Di usia remaja itu bulan Ramadan menjadi sangat indah. Betapa tidak, pada waktu subuh dan tarawih gadis-gadis baru berkembang tampak indah. Lebih indah dipandang mata dibanding pada hari biasa.
Saat kuliah puasa sendiri. Sahur dan berbuka bersama pembeli yang tidak saling mengenal, di warung nasi atau rumah makan Padang kelas mahasiswa. Maklum anak kos. Makna puasa sebagai kewajiban kian kuat.

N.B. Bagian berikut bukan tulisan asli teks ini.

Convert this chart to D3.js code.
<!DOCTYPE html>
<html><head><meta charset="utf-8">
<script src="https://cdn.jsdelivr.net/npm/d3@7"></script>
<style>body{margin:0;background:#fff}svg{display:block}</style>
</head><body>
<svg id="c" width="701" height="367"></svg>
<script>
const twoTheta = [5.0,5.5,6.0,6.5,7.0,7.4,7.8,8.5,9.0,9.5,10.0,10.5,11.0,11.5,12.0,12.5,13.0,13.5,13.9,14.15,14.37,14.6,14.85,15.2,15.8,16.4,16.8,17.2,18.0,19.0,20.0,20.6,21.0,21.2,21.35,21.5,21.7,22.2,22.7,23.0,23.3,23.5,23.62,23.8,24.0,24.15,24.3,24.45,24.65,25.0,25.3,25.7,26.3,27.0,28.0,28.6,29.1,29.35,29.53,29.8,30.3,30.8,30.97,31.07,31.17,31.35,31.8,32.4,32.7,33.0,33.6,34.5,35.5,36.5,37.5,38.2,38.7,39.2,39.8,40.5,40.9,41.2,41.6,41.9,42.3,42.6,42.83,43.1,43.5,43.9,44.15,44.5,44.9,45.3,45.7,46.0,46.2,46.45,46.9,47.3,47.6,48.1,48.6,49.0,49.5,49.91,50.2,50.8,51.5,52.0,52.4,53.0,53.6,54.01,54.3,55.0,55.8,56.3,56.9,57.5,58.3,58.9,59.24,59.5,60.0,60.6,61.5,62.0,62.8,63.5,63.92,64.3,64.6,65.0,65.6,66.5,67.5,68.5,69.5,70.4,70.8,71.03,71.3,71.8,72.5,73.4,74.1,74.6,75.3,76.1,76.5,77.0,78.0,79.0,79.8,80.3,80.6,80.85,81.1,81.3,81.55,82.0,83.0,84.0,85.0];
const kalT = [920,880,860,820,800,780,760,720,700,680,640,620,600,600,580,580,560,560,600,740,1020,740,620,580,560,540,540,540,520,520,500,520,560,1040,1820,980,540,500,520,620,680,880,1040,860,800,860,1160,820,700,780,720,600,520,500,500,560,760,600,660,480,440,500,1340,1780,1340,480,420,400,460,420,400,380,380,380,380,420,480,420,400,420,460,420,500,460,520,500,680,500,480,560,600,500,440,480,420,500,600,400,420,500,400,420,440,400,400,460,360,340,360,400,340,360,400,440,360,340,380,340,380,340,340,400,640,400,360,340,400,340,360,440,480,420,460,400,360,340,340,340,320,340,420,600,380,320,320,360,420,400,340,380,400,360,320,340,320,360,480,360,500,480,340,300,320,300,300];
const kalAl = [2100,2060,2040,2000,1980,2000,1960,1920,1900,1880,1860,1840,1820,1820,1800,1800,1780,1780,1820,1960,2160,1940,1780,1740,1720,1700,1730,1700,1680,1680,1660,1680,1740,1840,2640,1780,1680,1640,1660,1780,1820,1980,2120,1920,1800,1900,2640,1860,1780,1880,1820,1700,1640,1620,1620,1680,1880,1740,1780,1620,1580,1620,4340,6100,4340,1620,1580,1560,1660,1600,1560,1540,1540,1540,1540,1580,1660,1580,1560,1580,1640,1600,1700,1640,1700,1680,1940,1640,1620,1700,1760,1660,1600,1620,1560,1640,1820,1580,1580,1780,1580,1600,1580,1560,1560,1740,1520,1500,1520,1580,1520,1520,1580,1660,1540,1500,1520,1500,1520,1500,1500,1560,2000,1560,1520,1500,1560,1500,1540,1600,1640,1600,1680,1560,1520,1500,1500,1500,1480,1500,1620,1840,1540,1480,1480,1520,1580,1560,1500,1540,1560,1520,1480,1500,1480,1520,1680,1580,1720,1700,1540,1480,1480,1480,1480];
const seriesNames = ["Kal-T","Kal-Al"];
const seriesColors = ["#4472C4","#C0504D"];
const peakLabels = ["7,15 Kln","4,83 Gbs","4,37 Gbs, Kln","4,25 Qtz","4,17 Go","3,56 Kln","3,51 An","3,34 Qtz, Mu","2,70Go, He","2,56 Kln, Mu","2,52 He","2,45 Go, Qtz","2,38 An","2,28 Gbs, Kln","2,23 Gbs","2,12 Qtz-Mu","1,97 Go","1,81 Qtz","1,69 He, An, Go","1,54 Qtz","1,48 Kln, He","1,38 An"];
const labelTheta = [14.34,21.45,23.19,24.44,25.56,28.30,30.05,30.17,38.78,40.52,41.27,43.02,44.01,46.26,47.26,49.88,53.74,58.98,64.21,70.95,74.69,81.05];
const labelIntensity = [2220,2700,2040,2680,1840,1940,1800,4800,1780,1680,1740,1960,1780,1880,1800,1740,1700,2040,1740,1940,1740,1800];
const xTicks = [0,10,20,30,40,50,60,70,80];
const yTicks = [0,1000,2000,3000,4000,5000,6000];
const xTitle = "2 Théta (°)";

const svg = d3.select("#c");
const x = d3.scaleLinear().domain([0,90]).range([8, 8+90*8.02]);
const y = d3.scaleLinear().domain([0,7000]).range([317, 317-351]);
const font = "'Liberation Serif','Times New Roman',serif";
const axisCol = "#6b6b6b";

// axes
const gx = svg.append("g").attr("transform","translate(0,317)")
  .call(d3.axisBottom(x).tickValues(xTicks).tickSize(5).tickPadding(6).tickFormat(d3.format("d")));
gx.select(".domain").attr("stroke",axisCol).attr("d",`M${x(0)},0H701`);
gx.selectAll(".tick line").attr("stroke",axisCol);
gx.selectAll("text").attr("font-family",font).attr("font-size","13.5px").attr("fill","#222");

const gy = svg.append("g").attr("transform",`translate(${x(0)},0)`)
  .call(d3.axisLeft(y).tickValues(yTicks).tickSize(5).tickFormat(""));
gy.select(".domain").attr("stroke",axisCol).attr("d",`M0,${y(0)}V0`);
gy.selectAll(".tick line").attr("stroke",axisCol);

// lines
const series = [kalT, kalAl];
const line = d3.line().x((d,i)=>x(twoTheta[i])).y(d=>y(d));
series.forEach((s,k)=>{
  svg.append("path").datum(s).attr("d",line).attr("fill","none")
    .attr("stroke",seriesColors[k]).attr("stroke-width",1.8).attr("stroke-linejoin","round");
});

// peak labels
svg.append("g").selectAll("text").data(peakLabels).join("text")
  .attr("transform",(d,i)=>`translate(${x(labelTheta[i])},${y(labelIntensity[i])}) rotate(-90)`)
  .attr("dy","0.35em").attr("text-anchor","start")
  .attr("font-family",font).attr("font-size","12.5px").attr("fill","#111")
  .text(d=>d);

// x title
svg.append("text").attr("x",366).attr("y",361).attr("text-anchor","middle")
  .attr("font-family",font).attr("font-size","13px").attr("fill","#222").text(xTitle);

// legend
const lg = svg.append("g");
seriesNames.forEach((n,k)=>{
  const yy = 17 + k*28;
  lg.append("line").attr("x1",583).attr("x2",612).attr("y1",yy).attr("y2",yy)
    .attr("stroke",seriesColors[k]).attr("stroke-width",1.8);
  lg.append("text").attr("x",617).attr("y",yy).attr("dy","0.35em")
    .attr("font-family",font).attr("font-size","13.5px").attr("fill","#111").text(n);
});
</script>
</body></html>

Ramadan pada masa itu menjadi bulan mencari identitas dan belajar mandiri jauh dari orangtua.
Masa Dewasa - Sudah Bekerja
Ramadan pada periode awal bekerja juga sendiri. Makan sahur pun buka puasa di warung sekitar tempat kos. Mandiri, memenuhi kebutuhan sendiri.
Setelah mampu membeli rice cooker dan peralatan minimal, barulah bisa memasak. Ibu kos menyediakan kompor. Bahan bakar beli sendiri (saya lupa, apakah saat itu sudah pakai gas atau belum). Hasil masakan dimakan bertiga bersama teman kos.

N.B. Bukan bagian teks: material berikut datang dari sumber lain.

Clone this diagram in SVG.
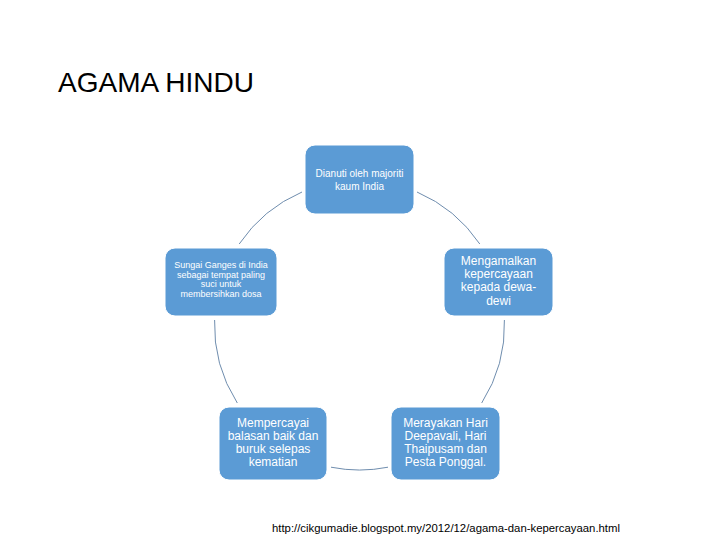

Ada kesempatan perbaikan gizi pada acara buka bersama, yang diadakan oleh kantor atau kelompok teman. Di situlah bersemi kebahagiaan, ketika bisa mengajak pergi dan mengantar pulang gadis yang sedang dikeker.

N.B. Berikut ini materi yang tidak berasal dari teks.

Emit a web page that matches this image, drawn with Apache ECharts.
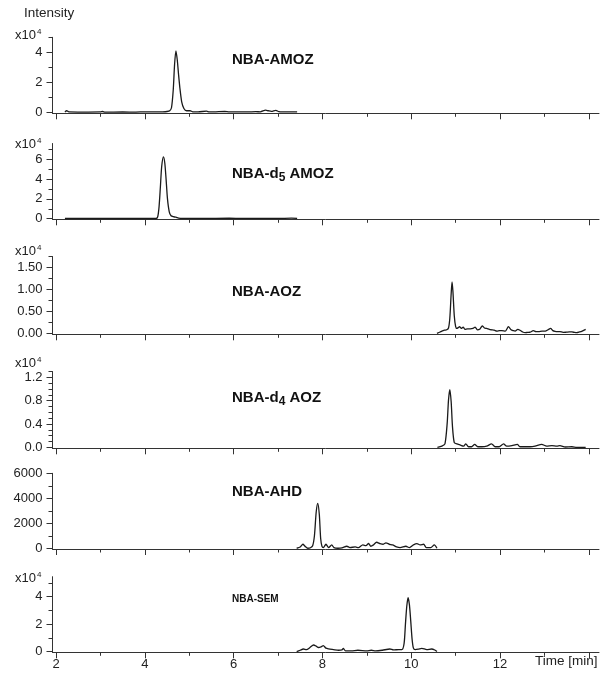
<!DOCTYPE html>
<html>
<head>
<meta charset="utf-8">
<script src="https://cdn.jsdelivr.net/npm/echarts@6/dist/echarts.min.js"></script>
<style>
html, body { margin: 0; padding: 0; background: #fff; }
#main { width: 607px; height: 677px; }
</style>
</head>
<body>
<div id="main"></div>
<script>
// time axis (min)
var timeTicks = [2, 4, 6, 8, 10, 12, 14];
var timeMinorTicks = [3, 5, 7, 9, 11, 13];
var timeLabels = [2, 4, 6, 8, 10, 12];

// compound names, subscripts as rich tokens
var compounds = ['NBA-AMOZ', 'NBA-d{sub|5} AMOZ', 'NBA-AOZ', 'NBA-d{sub|4} AOZ', 'NBA-AHD', 'NBA-SEM'];

// traces [time, intensity] - intensity in the unit of each panel's axis (x10^4 except AHD)
var amoz = [[2.20,0.02],[2.24,0.10],[2.29,0.02],[2.6,0.01],[3.0,0.02],[3.05,0.05],[3.1,0.01],[3.5,0.02],[3.8,0.01],
  [4.0,0.03],[4.2,0.02],[4.4,0.03],[4.50,0.05],[4.56,0.1],[4.60,0.3],[4.64,1.5],[4.67,3.2],[4.70,4.1],[4.73,3.5],
  [4.76,2.5],[4.79,1.6],[4.83,0.7],[4.88,0.25],[4.94,0.1],[5.02,0.1],[5.08,0.03],[5.2,0.03],[5.39,0.07],[5.45,0.02],
  [5.6,0.03],[5.8,0.05],[5.9,0.02],[6.1,0.03],[6.3,0.02],[6.5,0.04],[6.6,0.03],[6.72,0.14],[6.78,0.1],[6.85,0.06],
  [6.95,0.13],[7.02,0.04],[7.2,0.02],[7.43,0.02]];
var d5amoz = [[2.2,0.02],[2.6,0.02],[3.0,0.02],[3.5,0.02],[4.0,0.02],[4.25,0.02],[4.29,0.2],[4.32,1.2],[4.35,3.2],
  [4.38,5.3],[4.42,6.25],[4.45,5.6],[4.48,3.9],[4.51,2.0],[4.55,0.7],[4.59,0.3],[4.64,0.2],[4.70,0.15],[4.76,0.06],
  [4.85,0.03],[5.3,0.03],[5.9,0.05],[6.2,0.03],[6.6,0.04],[7.0,0.03],[7.3,0.05],[7.43,0.03]];
var aoz = [[10.58,0],[10.65,0.03],[10.69,0.05],[10.75,0.07],[10.80,0.08],[10.84,0.12],[10.87,0.35],[10.90,0.9],
  [10.92,1.17],[10.94,0.95],[10.97,0.4],[11.00,0.16],[11.03,0.11],[11.06,0.13],[11.09,0.15],[11.13,0.11],[11.17,0.14],
  [11.21,0.09],[11.27,0.1],[11.33,0.1],[11.39,0.11],[11.44,0.14],[11.49,0.08],[11.55,0.1],[11.60,0.17],[11.65,0.12],
  [11.70,0.11],[11.76,0.09],[11.81,0.08],[11.87,0.07],[11.93,0.05],[11.99,0.06],[12.04,0.06],[12.12,0.05],[12.19,0.15],
  [12.25,0.08],[12.30,0.06],[12.34,0.05],[12.40,0.09],[12.45,0.07],[12.51,0.03],[12.57,0.015],[12.62,0.02],[12.68,0.025],
  [12.75,0.06],[12.81,0.04],[12.87,0.04],[12.95,0.05],[13.02,0.05],[13.08,0.08],[13.14,0.11],[13.19,0.06],[13.24,0.045],
  [13.30,0.04],[13.35,0.04],[13.42,0.02],[13.50,0.025],[13.56,0.03],[13.62,0.03],[13.68,0.02],[13.73,0.015],[13.79,0.03],
  [13.84,0.045],[13.93,0.09]];
var d4aoz = [[10.59,0],[10.69,0.02],[10.76,0.06],[10.81,0.41],[10.84,0.81],[10.87,0.99],[10.90,0.78],[10.93,0.35],
  [10.97,0.08],[11.03,0.06],[11.10,0.04],[11.18,0.02],[11.23,0.06],[11.29,0.01],[11.36,0.01],[11.43,0.05],[11.50,0.01],
  [11.59,0.01],[11.70,0.02],[11.81,0.06],[11.89,0.01],[11.98,0.01],[12.08,0.06],[12.15,0.02],[12.27,0.03],[12.39,0.05],
  [12.45,0.01],[12.57,0.01],[12.68,0.01],[12.79,0.02],[12.94,0.05],[13.05,0.02],[13.17,0.03],[13.28,0.02],[13.35,0.03],
  [13.47,0.005],[13.62,0.01],[13.73,0],[13.93,0]];
var ahd = [[7.42,0],[7.50,100],[7.56,320],[7.61,150],[7.67,0],[7.73,40],[7.78,200],[7.82,1000],[7.86,2900],[7.895,3600],
  [7.93,2700],[7.96,800],[7.99,150],[8.02,50],[8.08,320],[8.14,50],[8.21,270],[8.26,50],[8.35,0],[8.44,30],[8.55,160],
  [8.62,50],[8.74,110],[8.81,50],[8.91,270],[8.98,210],[9.04,380],[9.09,160],[9.15,270],[9.22,480],[9.30,370],[9.37,320],
  [9.43,430],[9.51,320],[9.58,270],[9.67,110],[9.75,50],[9.88,160],[9.96,50],[10.05,270],[10.13,370],[10.20,270],
  [10.28,320],[10.34,50],[10.44,50],[10.52,270],[10.58,0]];
var sem = [[7.42,0],[7.50,0.1],[7.57,0.19],[7.64,0.14],[7.72,0.3],[7.80,0.48],[7.86,0.4],[7.91,0.3],[7.97,0.35],
  [8.02,0.44],[8.08,0.25],[8.14,0.2],[8.25,0.15],[8.36,0.1],[8.44,0.12],[8.47,0.24],[8.52,0.05],[8.65,0.05],[8.8,0.1],
  [9.0,0.05],[9.1,0.1],[9.2,0.05],[9.35,0.1],[9.52,0.19],[9.6,0.12],[9.72,0.15],[9.79,0.15],[9.84,0.6],[9.87,2.0],
  [9.90,3.3],[9.93,3.93],[9.96,3.4],[9.99,2.2],[10.02,0.9],[10.05,0.25],[10.09,0.15],[10.16,0.18],[10.24,0.24],
  [10.35,0.15],[10.46,0.19],[10.53,0.12],[10.58,0]];
var traces = [amoz, d5amoz, aoz, d4aoz, ahd, sem];

// y axes
var yMajor = [[0,2,4],[0,2,4,6],[0,0.5,1,1.5],[0,0.4,0.8,1.2],[0,2000,4000,6000],[0,2,4]];
var yMinor = [[1,3,5],[1,3,5,7],[0.25,0.75,1.25,1.75],[0.1,0.2,0.3,0.5,0.6,0.7,0.9,1.0,1.1,1.3],[1000,3000,5000],[1,3,5]];
var yMin = [-0.07, -0.06, -0.023, -0.017, -60, -0.05];
var yMax = [5, 7.6, 1.75, 1.3, 6000, 5.45];
var yDecimals = [0, 0, 2, 1, 0, 0];
var hasExp = [true, true, true, true, false, true];

// layout
var gridTop = [37.3, 143.5, 256.5, 371.5, 473.3, 576.7];
var gridHeight = [76, 75.8, 77.8, 76.8, 75.7, 75.6];
var expY = [36, 144.5, 251.5, 363.5, 0, 579];
var nameY = [60, 174, 292, 397.5, 492, 599.5];

var font = 'Liberation Sans, Arial, sans-serif';
var axisColor = '#333';

var myChart = echarts.init(document.getElementById('main'));

var grids = [], xAxes = [], yAxes = [], series = [], graphics = [];
var i;
for (i = 0; i < 6; i++) {
    grids.push({ left: 52.5, right: 8, top: gridTop[i], height: gridHeight[i] });

    xAxes.push({
        type: 'value', gridIndex: i, min: 1.92, max: 14.23, position: 'bottom',
        axisLine: { onZero: false, lineStyle: { color: axisColor, width: 1 } },
        axisTick: { customValues: timeTicks, length: 6, lineStyle: { color: axisColor } },
        axisLabel: i === 5 ? {
            customValues: timeLabels, margin: 6, fontSize: 13, color: '#222', fontFamily: font
        } : { show: false },
        splitLine: { show: false }
    });
    xAxes.push({
        type: 'value', gridIndex: i, min: 1.92, max: 14.23, position: 'bottom',
        axisLine: { show: false, onZero: false },
        axisTick: { customValues: timeMinorTicks, length: 3.5, lineStyle: { color: axisColor } },
        axisLabel: { show: false },
        splitLine: { show: false }
    });

    (function (dec) {
        yAxes.push({
            type: 'value', gridIndex: i, min: yMin[i], max: yMax[i], position: 'left',
            axisLine: { show: true, onZero: false, lineStyle: { color: axisColor, width: 1 } },
            axisTick: { customValues: yMajor[i], length: 6, lineStyle: { color: axisColor } },
            axisLabel: {
                customValues: yMajor[i], margin: 10, fontSize: 13, color: '#222', fontFamily: font,
                formatter: function (v) { return v.toFixed(dec); }
            },
            splitLine: { show: false }
        });
    })(yDecimals[i]);
    yAxes.push({
        type: 'value', gridIndex: i, min: yMin[i], max: yMax[i], position: 'left',
        axisLine: { show: false, onZero: false },
        axisTick: { customValues: yMinor[i], length: 4, lineStyle: { color: axisColor } },
        axisLabel: { show: false },
        splitLine: { show: false }
    });

    series.push({
        type: 'line', xAxisIndex: 2 * i, yAxisIndex: 2 * i, data: traces[i],
        showSymbol: false, smooth: 0.25, silent: true,
        lineStyle: { color: '#1a1a1a', width: 1.3 }
    });

    if (hasExp[i]) {
        graphics.push({ type: 'text', left: 15, top: expY[i] - 7,
            style: { text: 'x10', fontSize: 13, fill: '#222', fontFamily: font } });
        graphics.push({ type: 'text', left: 37, top: expY[i] - 8,
            style: { text: '4', fontSize: 8, fill: '#222', fontFamily: font } });
    }

    graphics.push({
        type: 'text', x: 232, y: nameY[i],
        style: {
            text: compounds[i], x: 0, y: 0, verticalAlign: 'middle',
            fontSize: i === 5 ? 10 : 15, fontWeight: 'bold', fill: '#111', fontFamily: font,
            lineHeight: 20,
            rich: {
                sub: { fontSize: 12, fontWeight: 'bold', fill: '#111', verticalAlign: 'bottom', lineHeight: 20, fontFamily: font }
            }
        }
    });
}

graphics.push({ type: 'text', left: 24, top: 6,
    style: { text: 'Intensity', fontSize: 13.5, fill: '#222', fontFamily: font } });
graphics.push({ type: 'text', left: 535, top: 654,
    style: { text: 'Time [min]', fontSize: 13.5, fill: '#222', fontFamily: font } });

option = {
    animation: false,
    grid: grids,
    xAxis: xAxes,
    yAxis: yAxes,
    series: series,
    graphic: graphics
};

myChart.setOption(option);
</script>
</body>
</html>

Bulan Ramadan dalam periode ini menyediakan ruang untuk mandiri, merasakan keindahan cinta, dan merintis keluarga sendiri.
Masa Dewasa - Berwirausaha
Di rentang waktu ini makna Ramadan menjadi berkurang. Bisa jadi dalam banyak hal saya tidak mendapatkan pahala berpuasa, selain lapar dan haus.
Sahur dan berbuka dalam beberapa kesempatan bisa bersama keluarga. Sekian kali bukber dengan kerabat atau sahabat. Sisanya adalah makan sahur dan buka puasa di proyek atau dalam perjalanan.Â
Kegiatan proyek dalam waktu berimpitan membawa saya kepada situasi tidak mudah. Ujian yang mengikis pahala berpuasa adalah ketika berada di proyek. Panas, debu, lelah, perkara tidak mampu menahan amarah, dan perbuatan tercela semisal menyuap pejabat pengadaan, merupakan rintangan yang gagal saya lewati.
Dalam rentang waktu ini Ramadan bermakna sebagai bulan perjuangan melawan hawa nafsu, yang penuh risiko gagal memperoleh keutamaan berpuasa.